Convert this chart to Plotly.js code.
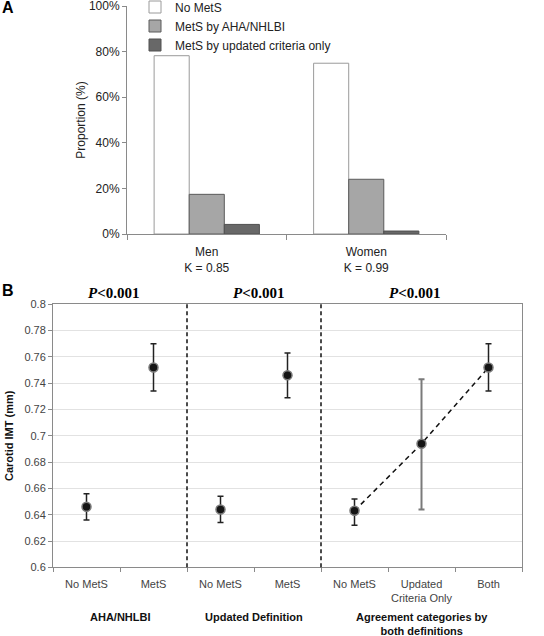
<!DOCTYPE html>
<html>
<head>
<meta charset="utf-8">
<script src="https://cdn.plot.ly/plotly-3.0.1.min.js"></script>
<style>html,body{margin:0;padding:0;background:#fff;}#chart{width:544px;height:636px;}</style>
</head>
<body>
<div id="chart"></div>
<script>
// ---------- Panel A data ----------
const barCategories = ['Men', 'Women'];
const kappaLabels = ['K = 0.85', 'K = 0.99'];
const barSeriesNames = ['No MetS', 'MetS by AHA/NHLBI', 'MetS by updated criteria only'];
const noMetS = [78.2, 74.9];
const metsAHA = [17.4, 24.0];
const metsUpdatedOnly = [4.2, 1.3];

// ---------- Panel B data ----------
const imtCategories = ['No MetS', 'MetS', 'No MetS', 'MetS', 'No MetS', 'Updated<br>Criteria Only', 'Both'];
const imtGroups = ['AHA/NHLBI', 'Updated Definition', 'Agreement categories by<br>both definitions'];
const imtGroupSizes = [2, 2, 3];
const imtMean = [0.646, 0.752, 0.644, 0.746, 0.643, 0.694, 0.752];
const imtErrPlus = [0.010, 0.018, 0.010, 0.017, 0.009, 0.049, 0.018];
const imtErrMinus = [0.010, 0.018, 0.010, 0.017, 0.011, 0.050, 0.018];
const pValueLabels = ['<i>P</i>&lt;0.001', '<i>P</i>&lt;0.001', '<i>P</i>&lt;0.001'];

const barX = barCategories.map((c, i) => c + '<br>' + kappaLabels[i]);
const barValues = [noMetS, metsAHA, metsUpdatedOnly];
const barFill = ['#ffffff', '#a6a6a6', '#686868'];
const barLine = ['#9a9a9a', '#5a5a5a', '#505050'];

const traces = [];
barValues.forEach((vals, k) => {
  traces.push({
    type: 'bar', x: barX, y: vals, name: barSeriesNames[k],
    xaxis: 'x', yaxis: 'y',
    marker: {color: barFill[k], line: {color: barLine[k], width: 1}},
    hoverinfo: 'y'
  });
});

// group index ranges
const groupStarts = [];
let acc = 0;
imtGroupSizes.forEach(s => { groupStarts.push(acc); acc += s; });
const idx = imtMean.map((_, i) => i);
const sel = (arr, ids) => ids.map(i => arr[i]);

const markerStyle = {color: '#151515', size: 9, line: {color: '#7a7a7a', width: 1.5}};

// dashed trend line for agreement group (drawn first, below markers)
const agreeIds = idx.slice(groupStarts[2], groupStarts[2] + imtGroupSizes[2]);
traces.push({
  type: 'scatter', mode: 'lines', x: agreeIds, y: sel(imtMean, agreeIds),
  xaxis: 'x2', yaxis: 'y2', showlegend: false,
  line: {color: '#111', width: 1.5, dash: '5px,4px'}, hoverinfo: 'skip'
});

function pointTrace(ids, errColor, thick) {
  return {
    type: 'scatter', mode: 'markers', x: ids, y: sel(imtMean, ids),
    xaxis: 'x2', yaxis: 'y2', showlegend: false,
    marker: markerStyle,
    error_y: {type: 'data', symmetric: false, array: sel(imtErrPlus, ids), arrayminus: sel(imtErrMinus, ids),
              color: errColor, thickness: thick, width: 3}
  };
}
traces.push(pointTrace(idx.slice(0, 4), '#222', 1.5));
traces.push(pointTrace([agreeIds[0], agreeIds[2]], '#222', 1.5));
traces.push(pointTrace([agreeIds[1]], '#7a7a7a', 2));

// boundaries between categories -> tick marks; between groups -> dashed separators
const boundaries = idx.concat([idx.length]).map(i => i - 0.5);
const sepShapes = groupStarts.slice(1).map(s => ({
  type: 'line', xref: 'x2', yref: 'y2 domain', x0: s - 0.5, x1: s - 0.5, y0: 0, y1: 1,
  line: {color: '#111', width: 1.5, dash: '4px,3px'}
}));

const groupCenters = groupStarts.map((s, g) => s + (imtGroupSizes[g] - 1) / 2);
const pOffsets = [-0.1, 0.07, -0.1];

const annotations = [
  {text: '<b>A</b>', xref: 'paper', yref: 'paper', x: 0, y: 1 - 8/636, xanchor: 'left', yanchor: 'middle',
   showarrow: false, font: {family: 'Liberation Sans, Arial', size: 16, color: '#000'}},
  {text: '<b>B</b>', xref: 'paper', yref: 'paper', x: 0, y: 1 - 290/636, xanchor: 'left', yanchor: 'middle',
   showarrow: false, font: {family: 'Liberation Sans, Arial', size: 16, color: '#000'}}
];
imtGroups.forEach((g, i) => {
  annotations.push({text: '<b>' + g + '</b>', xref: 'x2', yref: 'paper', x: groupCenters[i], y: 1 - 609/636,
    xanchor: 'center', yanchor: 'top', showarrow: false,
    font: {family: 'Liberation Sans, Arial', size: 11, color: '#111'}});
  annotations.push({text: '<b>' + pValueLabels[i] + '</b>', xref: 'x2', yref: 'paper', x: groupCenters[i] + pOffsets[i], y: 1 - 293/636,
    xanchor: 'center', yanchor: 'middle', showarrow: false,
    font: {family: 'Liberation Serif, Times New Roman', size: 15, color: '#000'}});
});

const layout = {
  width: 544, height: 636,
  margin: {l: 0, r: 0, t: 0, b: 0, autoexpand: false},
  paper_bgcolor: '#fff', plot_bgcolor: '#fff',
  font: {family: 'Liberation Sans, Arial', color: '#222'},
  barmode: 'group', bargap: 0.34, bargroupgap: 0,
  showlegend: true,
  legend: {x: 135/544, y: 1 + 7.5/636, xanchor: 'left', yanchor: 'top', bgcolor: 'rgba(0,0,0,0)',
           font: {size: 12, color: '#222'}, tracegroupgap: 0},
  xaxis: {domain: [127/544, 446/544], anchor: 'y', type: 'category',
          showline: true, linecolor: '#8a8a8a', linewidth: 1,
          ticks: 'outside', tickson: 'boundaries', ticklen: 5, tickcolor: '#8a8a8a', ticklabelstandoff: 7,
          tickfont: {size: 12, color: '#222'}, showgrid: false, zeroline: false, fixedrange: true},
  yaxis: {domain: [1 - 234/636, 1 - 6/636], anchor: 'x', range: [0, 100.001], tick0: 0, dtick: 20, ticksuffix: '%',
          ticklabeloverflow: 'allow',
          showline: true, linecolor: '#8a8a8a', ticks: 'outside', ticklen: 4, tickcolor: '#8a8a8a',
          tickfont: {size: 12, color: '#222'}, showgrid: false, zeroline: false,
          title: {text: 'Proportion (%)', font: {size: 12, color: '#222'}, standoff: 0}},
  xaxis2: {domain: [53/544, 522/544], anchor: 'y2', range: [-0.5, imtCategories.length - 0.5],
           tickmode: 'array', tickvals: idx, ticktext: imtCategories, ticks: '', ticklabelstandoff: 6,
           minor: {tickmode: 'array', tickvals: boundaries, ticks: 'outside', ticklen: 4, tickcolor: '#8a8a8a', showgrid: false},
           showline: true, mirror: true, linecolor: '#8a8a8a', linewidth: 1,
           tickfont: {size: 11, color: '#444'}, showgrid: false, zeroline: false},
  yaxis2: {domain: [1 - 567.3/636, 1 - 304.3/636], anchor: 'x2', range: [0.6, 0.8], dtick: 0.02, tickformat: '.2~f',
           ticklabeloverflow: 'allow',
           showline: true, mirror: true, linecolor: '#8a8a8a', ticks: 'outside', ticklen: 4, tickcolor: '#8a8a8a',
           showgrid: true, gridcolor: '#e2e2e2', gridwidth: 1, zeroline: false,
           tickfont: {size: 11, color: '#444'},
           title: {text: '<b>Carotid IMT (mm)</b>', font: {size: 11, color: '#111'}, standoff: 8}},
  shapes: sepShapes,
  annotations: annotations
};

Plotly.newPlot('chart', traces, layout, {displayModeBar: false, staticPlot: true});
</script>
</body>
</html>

STATED GOAL: Write the lines above out again exactly, without any of their pictures.

FINAL RESULT:
Convert this chart to Plotly.js code.
<!DOCTYPE html>
<html>
<head>
<meta charset="utf-8">
<script src="https://cdn.plot.ly/plotly-3.0.1.min.js"></script>
<style>html,body{margin:0;padding:0;background:#fff;}#chart{width:544px;height:636px;}</style>
</head>
<body>
<div id="chart"></div>
<script>
// ---------- Panel A data ----------
const barCategories = ['Men', 'Women'];
const kappaLabels = ['K = 0.85', 'K = 0.99'];
const barSeriesNames = ['No MetS', 'MetS by AHA/NHLBI', 'MetS by updated criteria only'];
const noMetS = [78.2, 74.9];
const metsAHA = [17.4, 24.0];
const metsUpdatedOnly = [4.2, 1.3];

// ---------- Panel B data ----------
const imtCategories = ['No MetS', 'MetS', 'No MetS', 'MetS', 'No MetS', 'Updated<br>Criteria Only', 'Both'];
const imtGroups = ['AHA/NHLBI', 'Updated Definition', 'Agreement categories by<br>both definitions'];
const imtGroupSizes = [2, 2, 3];
const imtMean = [0.646, 0.752, 0.644, 0.746, 0.643, 0.694, 0.752];
const imtErrPlus = [0.010, 0.018, 0.010, 0.017, 0.009, 0.049, 0.018];
const imtErrMinus = [0.010, 0.018, 0.010, 0.017, 0.011, 0.050, 0.018];
const pValueLabels = ['<i>P</i>&lt;0.001', '<i>P</i>&lt;0.001', '<i>P</i>&lt;0.001'];

const barX = barCategories.map((c, i) => c + '<br>' + kappaLabels[i]);
const barValues = [noMetS, metsAHA, metsUpdatedOnly];
const barFill = ['#ffffff', '#a6a6a6', '#686868'];
const barLine = ['#9a9a9a', '#5a5a5a', '#505050'];

const traces = [];
barValues.forEach((vals, k) => {
  traces.push({
    type: 'bar', x: barX, y: vals, name: barSeriesNames[k],
    xaxis: 'x', yaxis: 'y',
    marker: {color: barFill[k], line: {color: barLine[k], width: 1}},
    hoverinfo: 'y'
  });
});

// group index ranges
const groupStarts = [];
let acc = 0;
imtGroupSizes.forEach(s => { groupStarts.push(acc); acc += s; });
const idx = imtMean.map((_, i) => i);
const sel = (arr, ids) => ids.map(i => arr[i]);

const markerStyle = {color: '#151515', size: 9, line: {color: '#7a7a7a', width: 1.5}};

// dashed trend line for agreement group (drawn first, below markers)
const agreeIds = idx.slice(groupStarts[2], groupStarts[2] + imtGroupSizes[2]);
traces.push({
  type: 'scatter', mode: 'lines', x: agreeIds, y: sel(imtMean, agreeIds),
  xaxis: 'x2', yaxis: 'y2', showlegend: false,
  line: {color: '#111', width: 1.5, dash: '5px,4px'}, hoverinfo: 'skip'
});

function pointTrace(ids, errColor, thick) {
  return {
    type: 'scatter', mode: 'markers', x: ids, y: sel(imtMean, ids),
    xaxis: 'x2', yaxis: 'y2', showlegend: false,
    marker: markerStyle,
    error_y: {type: 'data', symmetric: false, array: sel(imtErrPlus, ids), arrayminus: sel(imtErrMinus, ids),
              color: errColor, thickness: thick, width: 3}
  };
}
traces.push(pointTrace(idx.slice(0, 4), '#222', 1.5));
traces.push(pointTrace([agreeIds[0], agreeIds[2]], '#222', 1.5));
traces.push(pointTrace([agreeIds[1]], '#7a7a7a', 2));

// boundaries between categories -> tick marks; between groups -> dashed separators
const boundaries = idx.concat([idx.length]).map(i => i - 0.5);
const sepShapes = groupStarts.slice(1).map(s => ({
  type: 'line', xref: 'x2', yref: 'y2 domain', x0: s - 0.5, x1: s - 0.5, y0: 0, y1: 1,
  line: {color: '#111', width: 1.5, dash: '4px,3px'}
}));

const groupCenters = groupStarts.map((s, g) => s + (imtGroupSizes[g] - 1) / 2);
const pOffsets = [-0.1, 0.07, -0.1];

const annotations = [
  {text: '<b>A</b>', xref: 'paper', yref: 'paper', x: 0, y: 1 - 8/636, xanchor: 'left', yanchor: 'middle',
   showarrow: false, font: {family: 'Liberation Sans, Arial', size: 16, color: '#000'}},
  {text: '<b>B</b>', xref: 'paper', yref: 'paper', x: 0, y: 1 - 290/636, xanchor: 'left', yanchor: 'middle',
   showarrow: false, font: {family: 'Liberation Sans, Arial', size: 16, color: '#000'}}
];
imtGroups.forEach((g, i) => {
  annotations.push({text: '<b>' + g + '</b>', xref: 'x2', yref: 'paper', x: groupCenters[i], y: 1 - 609/636,
    xanchor: 'center', yanchor: 'top', showarrow: false,
    font: {family: 'Liberation Sans, Arial', size: 11, color: '#111'}});
  annotations.push({text: '<b>' + pValueLabels[i] + '</b>', xref: 'x2', yref: 'paper', x: groupCenters[i] + pOffsets[i], y: 1 - 293/636,
    xanchor: 'center', yanchor: 'middle', showarrow: false,
    font: {family: 'Liberation Serif, Times New Roman', size: 15, color: '#000'}});
});

const layout = {
  width: 544, height: 636,
  margin: {l: 0, r: 0, t: 0, b: 0, autoexpand: false},
  paper_bgcolor: '#fff', plot_bgcolor: '#fff',
  font: {family: 'Liberation Sans, Arial', color: '#222'},
  barmode: 'group', bargap: 0.34, bargroupgap: 0,
  showlegend: true,
  legend: {x: 135/544, y: 1 + 7.5/636, xanchor: 'left', yanchor: 'top', bgcolor: 'rgba(0,0,0,0)',
           font: {size: 12, color: '#222'}, tracegroupgap: 0},
  xaxis: {domain: [127/544, 446/544], anchor: 'y', type: 'category',
          showline: true, linecolor: '#8a8a8a', linewidth: 1,
          ticks: 'outside', tickson: 'boundaries', ticklen: 5, tickcolor: '#8a8a8a', ticklabelstandoff: 7,
          tickfont: {size: 12, color: '#222'}, showgrid: false, zeroline: false, fixedrange: true},
  yaxis: {domain: [1 - 234/636, 1 - 6/636], anchor: 'x', range: [0, 100.001], tick0: 0, dtick: 20, ticksuffix: '%',
          ticklabeloverflow: 'allow',
          showline: true, linecolor: '#8a8a8a', ticks: 'outside', ticklen: 4, tickcolor: '#8a8a8a',
          tickfont: {size: 12, color: '#222'}, showgrid: false, zeroline: false,
          title: {text: 'Proportion (%)', font: {size: 12, color: '#222'}, standoff: 0}},
  xaxis2: {domain: [53/544, 522/544], anchor: 'y2', range: [-0.5, imtCategories.length - 0.5],
           tickmode: 'array', tickvals: idx, ticktext: imtCategories, ticks: '', ticklabelstandoff: 6,
           minor: {tickmode: 'array', tickvals: boundaries, ticks: 'outside', ticklen: 4, tickcolor: '#8a8a8a', showgrid: false},
           showline: true, mirror: true, linecolor: '#8a8a8a', linewidth: 1,
           tickfont: {size: 11, color: '#444'}, showgrid: false, zeroline: false},
  yaxis2: {domain: [1 - 567.3/636, 1 - 304.3/636], anchor: 'x2', range: [0.6, 0.8], dtick: 0.02, tickformat: '.2~f',
           ticklabeloverflow: 'allow',
           showline: true, mirror: true, linecolor: '#8a8a8a', ticks: 'outside', ticklen: 4, tickcolor: '#8a8a8a',
           showgrid: true, gridcolor: '#e2e2e2', gridwidth: 1, zeroline: false,
           tickfont: {size: 11, color: '#444'},
           title: {text: '<b>Carotid IMT (mm)</b>', font: {size: 11, color: '#111'}, standoff: 8}},
  shapes: sepShapes,
  annotations: annotations
};

Plotly.newPlot('chart', traces, layout, {displayModeBar: false, staticPlot: true});
</script>
</body>
</html>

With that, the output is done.